WOOD IDENTIFICATION THROUGH WOOD ANATOMY with no more than a 10X loupe
A note about this article: this is a particularly oriented look at wood anatomy. Specifically, my concern is with anatomical features that are useful in identifying wood in an average shop that has no more equipment than a good sander and a 10X loupe. Stuff that requires a microscope is of no interest to me, although some such elements may be discussed to help in the discussion of the more macro-sized elements. My orientation throughout is that of a wood craftsman.
SO ... Botanists and wood scientists may grit their teeth at my occasional "layman-ization" of wood terms and my very brief discussion of micro constructs in wood, but botanists and wood scientists are not my audience. For example, I will say "end grain cross section" because that sounds much more natural to a woodworker than the formal term of "transverse cross section", and I will do little more than give a brief definition for terms that concern anatomical constructs that are not visible with nothing better than a 10X loupe and constructs that are ONLY visible (and meaningful) at the micro level, I'll pretty much ignore completely.
Wood craftsmen on the other hand may think that I sometimes go too far towards the technical in giving the descriptions here, but that's tough --- concise and accurate terminology tends to be technical in nature and my advice is, learn the terms if you want to understand wood anatomy even at the layman level. To a non-woodworker a term like "Forstner bit" sounds like Greek, but YOU know what it means don't you?
Terms regarding wood anatomy are usually discussed based on one of three planes. Technically, these are called the tangential plane, which corresponds to flat cut, the radial plane, which corresponds to quartersawn, and the transverse plane, which corresponds to the end grain. Also, the basic orientation of the cells in wood are radial (going from the center of the tree out to the bark) and axial (running up and down the height of the tree). Longitudinal is another word for axial and the two words are used interchangeably in the context of wood anatomy. Tangential is longitudinal cut, offset such that it doesn't pass through the pith.

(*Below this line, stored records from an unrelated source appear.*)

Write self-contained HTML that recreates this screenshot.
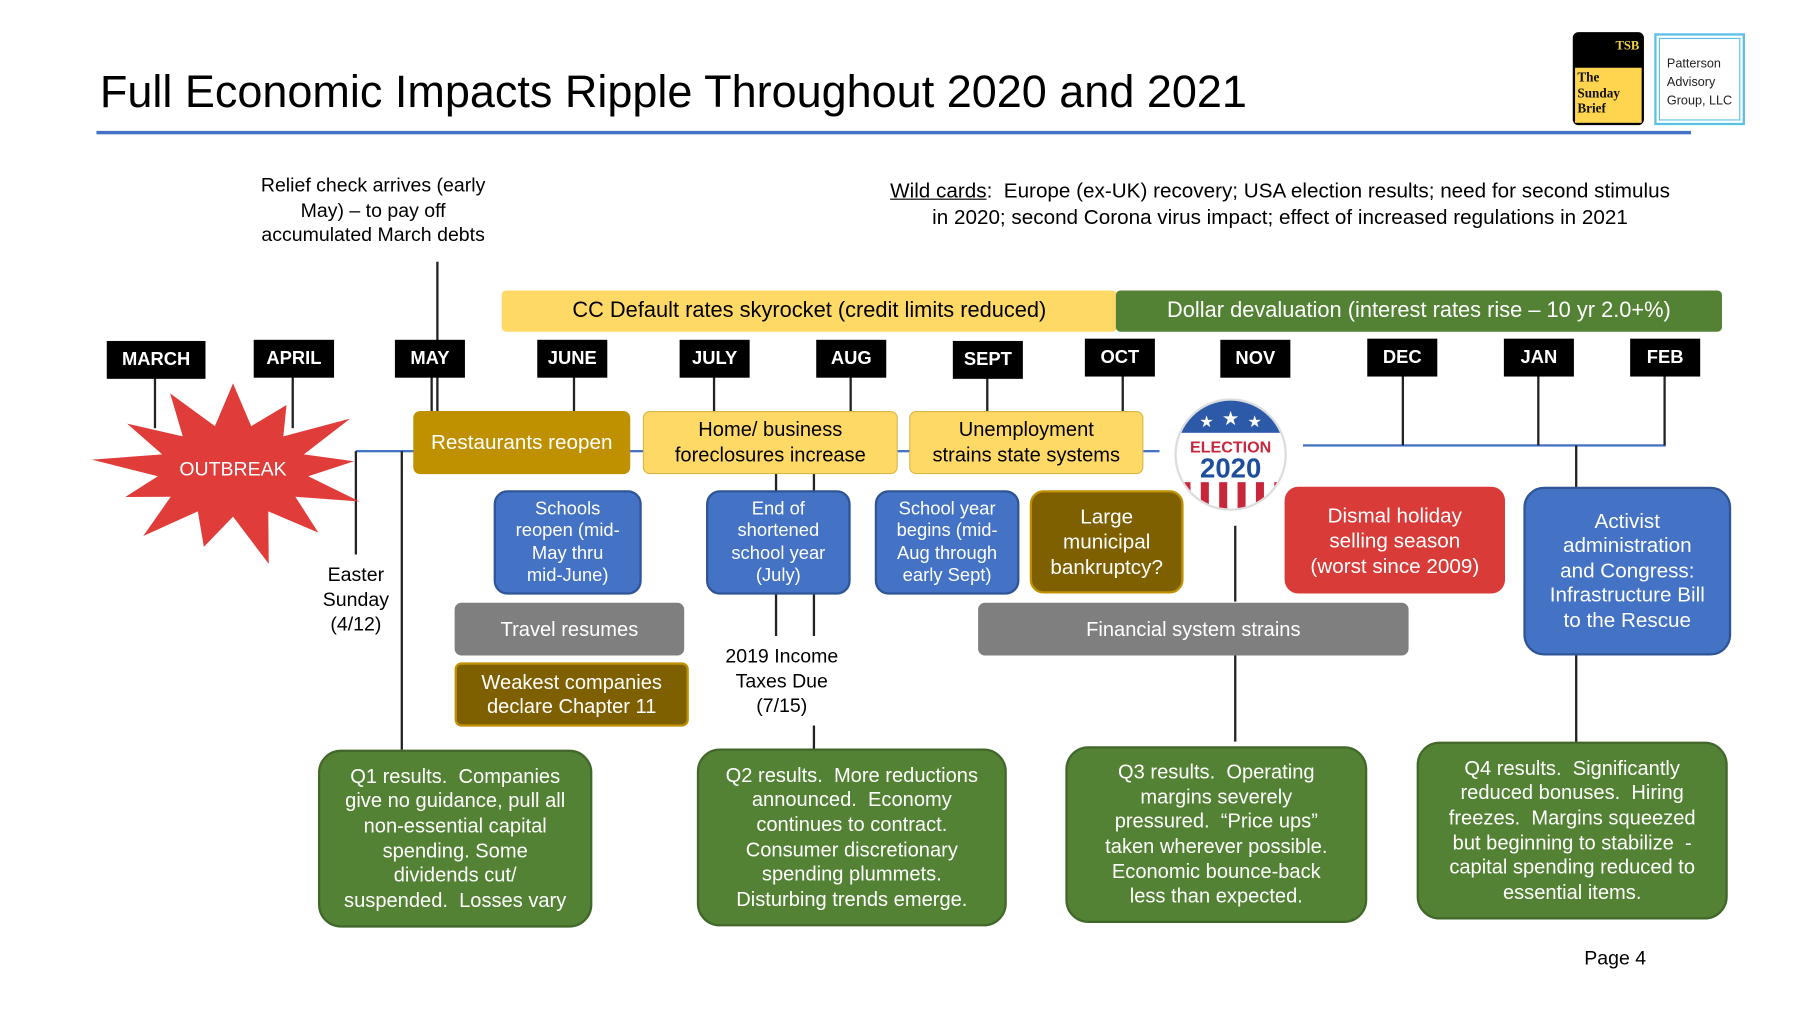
<!DOCTYPE html>
<html><head><meta charset="utf-8"><style>
html,body{margin:0;padding:0;background:#fff;overflow:hidden}
#w{width:1568px;height:882px;position:relative;transform:scale(1.148);transform-origin:0 0;font-family:"Liberation Sans",sans-serif}
.a{position:absolute;box-sizing:border-box}
.m{background:#000;color:#fff;font-weight:bold;font-size:16px;display:flex;align-items:center;justify-content:center;width:61px;height:33px}
.b{display:flex;align-items:center;justify-content:center;text-align:center;border-radius:9px;white-space:nowrap}
.blue{background:#4472c4;border:2px solid #2f5597;color:#fff;font-size:16px;line-height:19.5px;border-radius:12px}
.g{background:#548235;border:2px solid #41682a;color:#fff;font-size:17.5px;line-height:21.6px;border-radius:20px}
.vl{position:absolute;width:2px;background:#222}
.t{position:absolute;text-align:center;white-space:nowrap}
</style></head><body><div id="w">
<div class="a" style="left:87px;top:59px;font-size:39.2px;color:#000">Full Economic Impacts Ripple Throughout 2020 and 2021</div>
<div class="a" style="left:84px;top:114px;width:1389px;height:3px;background:#4472c4"></div>
<div class="a" style="left:1370px;top:28px;width:62px;height:81px;border-radius:5px;background:#000;overflow:hidden">
 <div style="position:absolute;right:4px;top:6px;color:#f0d040;font:bold 11px 'Liberation Serif',serif">TSB</div>
 <div style="position:absolute;left:2px;right:2px;top:31px;bottom:2px;background:#ffd54f;font:bold 11.5px/13.5px 'Liberation Serif',serif;padding:3px 2px;color:#111">The<br>Sunday<br>Brief</div>
</div>
<div class="a" style="left:1441px;top:29px;width:79px;height:80px;border:2px solid #5bc0e6;padding:2px"><div style="border:1px solid #5bc0e6;height:100%;box-sizing:border-box;font-size:11px;line-height:16px;padding:14px 0 0 6px;color:#222">Patterson<br>Advisory<br>Group, LLC</div></div>

<div class="t" style="left:175px;top:151px;width:300px;font-size:17px;line-height:21.5px">Relief check arrives (early<br>May) – to pay off<br>accumulated March debts</div>
<div class="t" style="left:715px;top:155px;width:800px;font-size:18px;line-height:23px"><u>Wild cards</u>:&nbsp; Europe (ex-UK) recovery; USA election results; need for second stimulus<br>in 2020; second Corona virus impact; effect of increased regulations in 2021</div>

<div class="vl" style="left:380px;top:228px;height:130px"></div>
<div class="a" style="left:310px;top:392px;width:700px;height:2px;background:#4472c4"></div>
<div class="a" style="left:1135px;top:387px;width:316px;height:2px;background:#4472c4"></div>
<div class="vl" style="left:134px;top:328px;height:45px"></div>
<div class="vl" style="left:254px;top:328px;height:45px"></div>
<div class="vl" style="left:375px;top:328px;height:30px"></div>
<div class="vl" style="left:499px;top:328px;height:30px"></div>
<div class="vl" style="left:621px;top:328px;height:30px"></div>
<div class="vl" style="left:740px;top:328px;height:30px"></div>
<div class="vl" style="left:859px;top:328px;height:30px"></div>
<div class="vl" style="left:977px;top:326px;height:32px"></div>
<div class="vl" style="left:1221px;top:327px;height:61px"></div>
<div class="vl" style="left:1339px;top:327px;height:61px"></div>
<div class="vl" style="left:1449px;top:326px;height:62px"></div>
<div class="vl" style="left:309px;top:393px;height:90px"></div>
<div class="vl" style="left:349px;top:393px;height:260px"></div>
<div class="vl" style="left:675px;top:412px;height:16px"></div>
<div class="vl" style="left:708px;top:412px;height:16px"></div>
<div class="vl" style="left:675px;top:517px;height:37px"></div>
<div class="vl" style="left:708px;top:517px;height:37px"></div>
<div class="vl" style="left:708px;top:632px;height:21px"></div>
<div class="vl" style="left:1075px;top:458px;height:66px"></div>
<div class="vl" style="left:1075px;top:571px;height:75px"></div>
<div class="vl" style="left:1372px;top:388px;height:37px"></div>
<div class="vl" style="left:1372px;top:570px;height:77px"></div>

<div class="a b" style="left:437px;top:253px;width:536px;height:36px;background:#ffd966;border-radius:4px;font-size:19px">CC Default rates skyrocket (credit limits reduced)</div>
<div class="a b" style="left:972px;top:253px;width:528px;height:36px;background:#548235;color:#fff;border-radius:4px;font-size:19px">Dollar devaluation (interest rates rise – 10 yr 2.0+%)</div>

<div class="a m" style="left:93px;top:297px;width:86px">MARCH</div>
<div class="a m" style="left:221px;top:296px;width:70px">APRIL</div>
<div class="a m" style="left:344px;top:296px">MAY</div>
<div class="a m" style="left:468px;top:296px">JUNE</div>
<div class="a m" style="left:592px;top:296px">JULY</div>
<div class="a m" style="left:711px;top:296px">AUG</div>
<div class="a m" style="left:830px;top:297px">SEPT</div>
<div class="a m" style="left:945px;top:295px">OCT</div>
<div class="a m" style="left:1063px;top:296px">NOV</div>
<div class="a m" style="left:1191px;top:295px">DEC</div>
<div class="a m" style="left:1310px;top:295px">JAN</div>
<div class="a m" style="left:1420px;top:295px">FEB</div>

<svg class="a" style="left:0;top:0" width="1568" height="882"><polygon id="star" fill="#e03c3a"/>
<text x="203" y="414" fill="#fff" font-size="17" text-anchor="middle" font-family="Liberation Sans">OUTBREAK</text>
<g>
<clipPath id="cp"><circle cx="1072" cy="396" r="47"/></clipPath>
<circle cx="1072" cy="396" r="49" fill="#ddd"/>
<g clip-path="url(#cp)">
<rect x="1020" y="340" width="110" height="120" fill="#fff"/>
<rect x="1020" y="340" width="110" height="37" fill="#2d5aa8"/>
<g fill="#c8263a"><rect x="1030" y="420" width="7" height="30"/><rect x="1046" y="420" width="7" height="30"/><rect x="1062" y="420" width="7" height="30"/><rect x="1078" y="420" width="7" height="30"/><rect x="1094" y="420" width="7" height="30"/><rect x="1110" y="420" width="7" height="30"/></g>
</g>
<text x="1051" y="372" fill="#fff" font-size="14" text-anchor="middle">★</text><text x="1072" y="370" fill="#fff" font-size="17" text-anchor="middle">★</text><text x="1093" y="372" fill="#fff" font-size="14" text-anchor="middle">★</text>
<text x="1072" y="394" fill="#c8263a" font-size="14" font-weight="bold" text-anchor="middle">ELECTION</text>
<text x="1072" y="416" fill="#1f4e9a" font-size="24" font-weight="bold" text-anchor="middle">2020</text>
</g></svg>

<div class="a b" style="left:360px;top:358px;width:189px;height:55px;background:#bf9000;color:#fff;font-size:18px;border-radius:6px">Restaurants reopen</div>
<div class="a b" style="left:560px;top:358px;width:222px;height:55px;background:#ffd966;border:1px solid #d9b84a;font-size:17.5px;line-height:21.5px;border-radius:6px">Home/ business<br>foreclosures increase</div>
<div class="a b" style="left:792px;top:358px;width:204px;height:55px;background:#ffd966;border:1px solid #d9b84a;font-size:17.5px;line-height:21.5px;border-radius:6px">Unemployment<br>strains state systems</div>

<div class="a b blue" style="left:430px;top:427px;width:129px;height:91px">Schools<br>reopen (mid-<br>May thru<br>mid-June)</div>
<div class="a b blue" style="left:615px;top:427px;width:126px;height:91px">End of<br>shortened<br>school year<br>(July)</div>
<div class="a b blue" style="left:762px;top:427px;width:126px;height:91px">School year<br>begins (mid-<br>Aug through<br>early Sept)</div>
<div class="a b" style="left:897px;top:427px;width:134px;height:90px;background:#7f6000;border:2px solid #bf9000;color:#fff;font-size:18px;line-height:22px;border-radius:12px">Large<br>municipal<br>bankruptcy?</div>
<div class="a b" style="left:1119px;top:424px;width:192px;height:93px;background:#d83b38;color:#fff;font-size:18px;line-height:22px;border-radius:12px">Dismal holiday<br>selling season<br>(worst since 2009)</div>
<div class="a b blue" style="left:1327px;top:424px;width:181px;height:147px;font-size:18px;line-height:21.6px;border-radius:18px">Activist<br>administration<br>and Congress:<br>Infrastructure Bill<br>to the Rescue</div>

<div class="a b" style="left:396px;top:525px;width:200px;height:46px;background:#7f7f7f;color:#fff;font-size:17.5px;border-radius:6px">Travel resumes</div>
<div class="a b" style="left:396px;top:577px;width:204px;height:56px;background:#7f6000;border:2px solid #bf9000;color:#fff;font-size:17.5px;line-height:21.5px;border-radius:6px">Weakest companies<br>declare Chapter 11</div>
<div class="a b" style="left:852px;top:525px;width:375px;height:46px;background:#7f7f7f;color:#fff;font-size:17.5px;border-radius:6px">Financial system strains</div>

<div class="t" style="left:270px;top:490px;width:80px;font-size:17px;line-height:21.5px">Easter<br>Sunday<br>(4/12)</div>
<div class="t" style="left:610px;top:561px;width:142px;font-size:17px;line-height:21.5px">2019 Income<br>Taxes Due<br>(7/15)</div>

<div class="a b g" style="left:277px;top:653px;width:239px;height:155px">Q1 results.&nbsp; Companies<br>give no guidance, pull all<br>non-essential capital<br>spending. Some<br>dividends cut/<br>suspended.&nbsp; Losses vary</div>
<div class="a b g" style="left:607px;top:652px;width:270px;height:155px">Q2 results.&nbsp; More reductions<br>announced.&nbsp; Economy<br>continues to contract.<br>Consumer discretionary<br>spending plummets.<br>Disturbing trends emerge.</div>
<div class="a b g" style="left:928px;top:650px;width:263px;height:154px">Q3 results.&nbsp; Operating<br>margins severely<br>pressured.&nbsp; “Price ups”<br>taken wherever possible.<br>Economic bounce-back<br>less than expected.</div>
<div class="a b g" style="left:1234px;top:646px;width:271px;height:155px">Q4 results.&nbsp; Significantly<br>reduced bonuses.&nbsp; Hiring<br>freezes.&nbsp; Margins squeezed<br>but beginning to stabilize&nbsp; -<br>capital spending reduced to<br>essential items.</div>

<div class="a" style="left:1380px;top:825px;font-size:17px">Page 4</div>
</div>
<script>
var cx=203,cy=410,n=13,pts=[];
var outs=[1,0.85,1.05,0.9,1,0.95,1.1,0.9,1,0.85,1.05,0.95,1];
for(var i=0;i<n*2;i++){var a=Math.PI*2*i/(n*2)-Math.PI/2;var o=i%2==0;var k=o?outs[(i/2)|0]:1;
var rx=o?118*k:66,ry=o?76*k:40;pts.push((cx+rx*Math.cos(a)).toFixed(1)+','+(cy+ry*Math.sin(a)).toFixed(1));}
document.getElementById('star').setAttribute('points',pts.join(' '));
</script>
</body></html>
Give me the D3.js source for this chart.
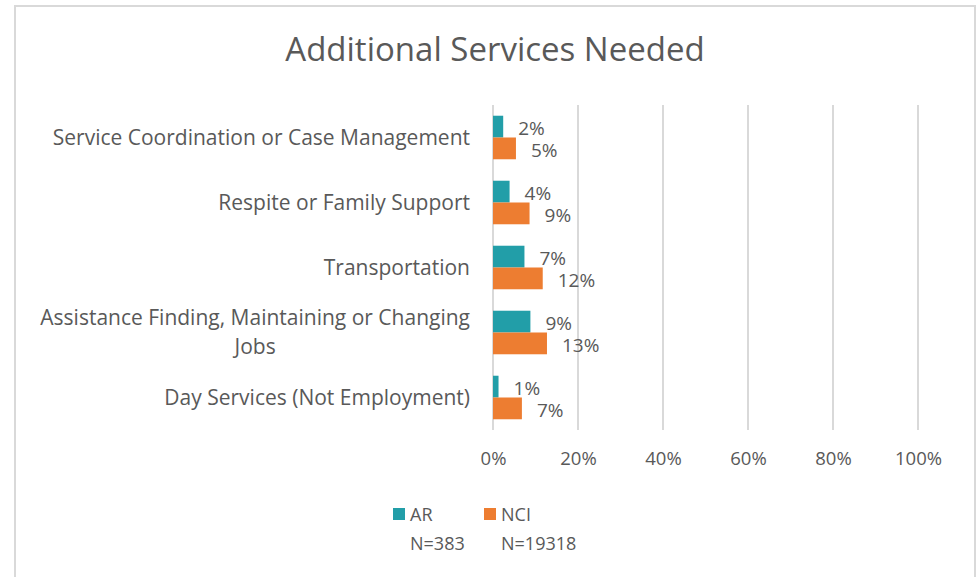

tangential plane (flat cut)
radial planes (quartersawn)
transverse plane (end grain)
Illustration orientations: unless otherwise stated or when completely obvious, all of the illustrations in this article that contain growth rings are oriented with early growth nearer the bottom and late growth nearer the top. Stated another way, they are oriented with the bark of the tree upwards and the pith downwards.
Illustration sizes: unless otherwise stated or when completely obvious, all of the illustrations in this article are 1/4" x 1/4" sections shown here at 12X.
What is needed: To make good use of the information in this article, you'll need at a minimum, a good sander with which to fine-sand the end grain of the piece you are trying to identify and a 10X loupe so that you can see the details in the end grain. If you're even more ambitious and don't mind risking cutting your thumb off, doing a razor cut on a small section of the end grain will give an even cleaner view of the details.
The point of it all: The idea behind this site is basically as follows. Let's take two cases. In the first case, you have a wood that you can't ID but you have a good idea of what it might be. Say for example that it's obviously ring porous but doesn't have strong rays so you figure it could be ash, hickory, or chestnut. With that small a range of likely suspects you are better off just checking out those woods on the main site and if it's one of them you'll get it. If it's not, then this becomes like case #2, which is that you pretty much have not got a clue. In THAT case, this anatomy discussion will probably help you hone in on it, albeit with some tedium. First you have to clean up the end grain really well and then you have to go out and buy a 10X loupe (Hey, you should HAVE one already!) and then you have to figure out whether the wood is ring porous or diffuse porous or semi-whatever. Then you just poke around on the appropriate pages and with luck, you'll see a modest number of woods that seem like good candidates. With a lot of luck you might see only one or two. The parenchyma pages may also give good clues if the wood does in fact have some obvious parenchyma. Then you go BACK to the main page for those woods and see if the face grain seems to be a match on one of them.
There are two main sections, parenchyma and growth rings. Other information is planned but will be much less useful than the two main sections so I'm in no rush.